Task goal:
Line by line, repeat the data below exactly, beginning at the first line and ending at the line with "from matplotlib.patches import Patch". Omit pictures.

-=-=-=-=-

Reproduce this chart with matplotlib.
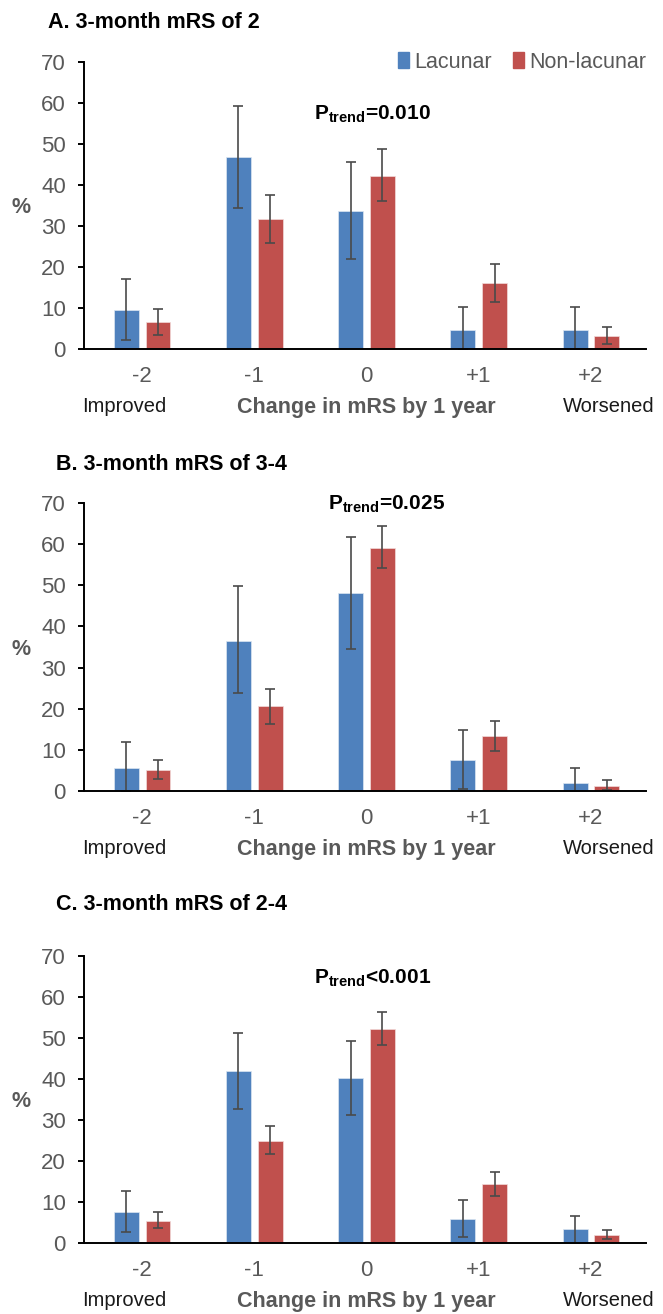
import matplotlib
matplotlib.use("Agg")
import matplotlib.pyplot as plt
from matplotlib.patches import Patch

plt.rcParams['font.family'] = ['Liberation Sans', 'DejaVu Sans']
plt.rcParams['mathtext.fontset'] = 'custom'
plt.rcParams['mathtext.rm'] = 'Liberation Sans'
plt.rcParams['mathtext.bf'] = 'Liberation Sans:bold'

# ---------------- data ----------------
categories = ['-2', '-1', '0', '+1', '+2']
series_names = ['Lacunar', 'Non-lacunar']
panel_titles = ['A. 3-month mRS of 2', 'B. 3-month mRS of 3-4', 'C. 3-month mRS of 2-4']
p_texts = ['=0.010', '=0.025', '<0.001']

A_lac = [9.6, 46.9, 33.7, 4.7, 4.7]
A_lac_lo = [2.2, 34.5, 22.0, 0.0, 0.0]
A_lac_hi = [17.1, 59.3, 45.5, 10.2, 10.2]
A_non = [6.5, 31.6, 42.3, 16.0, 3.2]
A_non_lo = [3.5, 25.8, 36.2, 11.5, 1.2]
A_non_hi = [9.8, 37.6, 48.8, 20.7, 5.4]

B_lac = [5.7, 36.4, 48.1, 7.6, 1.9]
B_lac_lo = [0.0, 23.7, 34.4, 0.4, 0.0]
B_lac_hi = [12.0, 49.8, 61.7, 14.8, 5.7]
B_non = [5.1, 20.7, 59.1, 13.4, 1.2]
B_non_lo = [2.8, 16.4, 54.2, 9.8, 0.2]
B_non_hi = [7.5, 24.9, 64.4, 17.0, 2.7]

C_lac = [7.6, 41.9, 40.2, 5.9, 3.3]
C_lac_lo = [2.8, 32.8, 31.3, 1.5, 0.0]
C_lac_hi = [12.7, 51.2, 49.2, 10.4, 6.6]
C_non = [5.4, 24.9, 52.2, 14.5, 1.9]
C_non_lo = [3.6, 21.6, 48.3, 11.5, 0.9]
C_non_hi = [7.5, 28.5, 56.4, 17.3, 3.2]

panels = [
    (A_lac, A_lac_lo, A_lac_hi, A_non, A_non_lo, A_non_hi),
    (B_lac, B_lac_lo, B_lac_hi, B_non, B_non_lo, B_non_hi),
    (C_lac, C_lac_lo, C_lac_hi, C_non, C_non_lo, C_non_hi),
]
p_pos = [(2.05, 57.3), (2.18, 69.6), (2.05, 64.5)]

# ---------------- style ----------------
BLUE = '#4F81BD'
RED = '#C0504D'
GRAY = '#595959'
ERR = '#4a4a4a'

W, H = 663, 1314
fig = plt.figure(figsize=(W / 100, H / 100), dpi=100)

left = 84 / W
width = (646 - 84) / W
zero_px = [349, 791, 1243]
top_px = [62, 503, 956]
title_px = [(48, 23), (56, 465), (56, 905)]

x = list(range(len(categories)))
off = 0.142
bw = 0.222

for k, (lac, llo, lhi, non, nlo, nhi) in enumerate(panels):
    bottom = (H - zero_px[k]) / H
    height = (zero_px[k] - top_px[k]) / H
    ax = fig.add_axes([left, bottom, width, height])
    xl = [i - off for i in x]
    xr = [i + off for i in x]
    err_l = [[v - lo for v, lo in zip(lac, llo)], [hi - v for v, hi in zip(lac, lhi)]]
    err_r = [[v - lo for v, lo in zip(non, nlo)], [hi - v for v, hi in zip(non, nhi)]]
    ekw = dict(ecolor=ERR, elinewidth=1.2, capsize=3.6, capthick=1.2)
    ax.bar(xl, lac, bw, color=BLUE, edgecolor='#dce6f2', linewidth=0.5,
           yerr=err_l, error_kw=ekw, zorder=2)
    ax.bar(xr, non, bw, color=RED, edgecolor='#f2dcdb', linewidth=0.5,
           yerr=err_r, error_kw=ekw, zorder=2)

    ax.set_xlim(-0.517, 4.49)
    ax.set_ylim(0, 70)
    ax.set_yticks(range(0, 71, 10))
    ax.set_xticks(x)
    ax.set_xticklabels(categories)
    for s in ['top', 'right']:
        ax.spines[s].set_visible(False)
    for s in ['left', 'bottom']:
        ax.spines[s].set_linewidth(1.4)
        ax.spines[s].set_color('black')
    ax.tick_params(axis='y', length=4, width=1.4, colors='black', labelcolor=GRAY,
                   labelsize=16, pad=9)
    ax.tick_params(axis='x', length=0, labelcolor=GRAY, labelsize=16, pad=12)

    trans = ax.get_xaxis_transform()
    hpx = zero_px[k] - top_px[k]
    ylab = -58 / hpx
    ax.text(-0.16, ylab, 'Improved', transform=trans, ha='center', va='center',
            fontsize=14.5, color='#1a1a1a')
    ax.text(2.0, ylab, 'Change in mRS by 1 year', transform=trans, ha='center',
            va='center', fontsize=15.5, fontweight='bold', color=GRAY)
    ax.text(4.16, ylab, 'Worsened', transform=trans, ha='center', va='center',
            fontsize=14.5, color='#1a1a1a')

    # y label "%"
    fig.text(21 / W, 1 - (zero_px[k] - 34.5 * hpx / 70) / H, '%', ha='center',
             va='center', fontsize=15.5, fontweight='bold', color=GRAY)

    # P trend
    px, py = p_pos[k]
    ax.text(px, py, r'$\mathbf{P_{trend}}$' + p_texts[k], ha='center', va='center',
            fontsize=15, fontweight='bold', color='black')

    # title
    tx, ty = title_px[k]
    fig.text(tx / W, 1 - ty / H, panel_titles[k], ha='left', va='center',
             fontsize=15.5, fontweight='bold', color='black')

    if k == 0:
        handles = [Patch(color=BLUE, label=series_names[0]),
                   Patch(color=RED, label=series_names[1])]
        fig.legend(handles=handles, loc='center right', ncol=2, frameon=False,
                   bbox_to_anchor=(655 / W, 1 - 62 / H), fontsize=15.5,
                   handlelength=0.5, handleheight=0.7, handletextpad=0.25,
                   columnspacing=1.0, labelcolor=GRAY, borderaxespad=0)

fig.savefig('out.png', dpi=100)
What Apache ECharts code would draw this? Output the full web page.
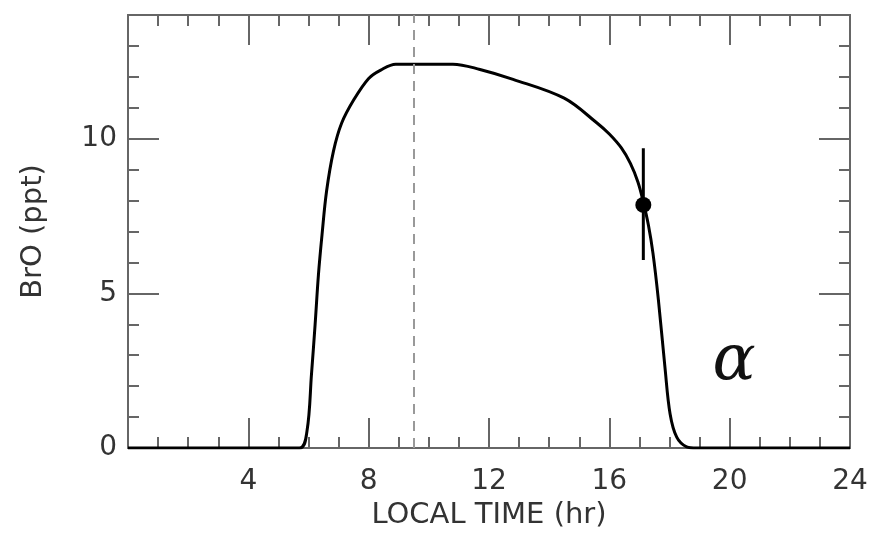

-=-=-=-=-

Answer for this exercise:
Reproduce this chart with matplotlib.
import matplotlib
matplotlib.use("Agg")
import matplotlib.pyplot as plt
from matplotlib.patches import Patch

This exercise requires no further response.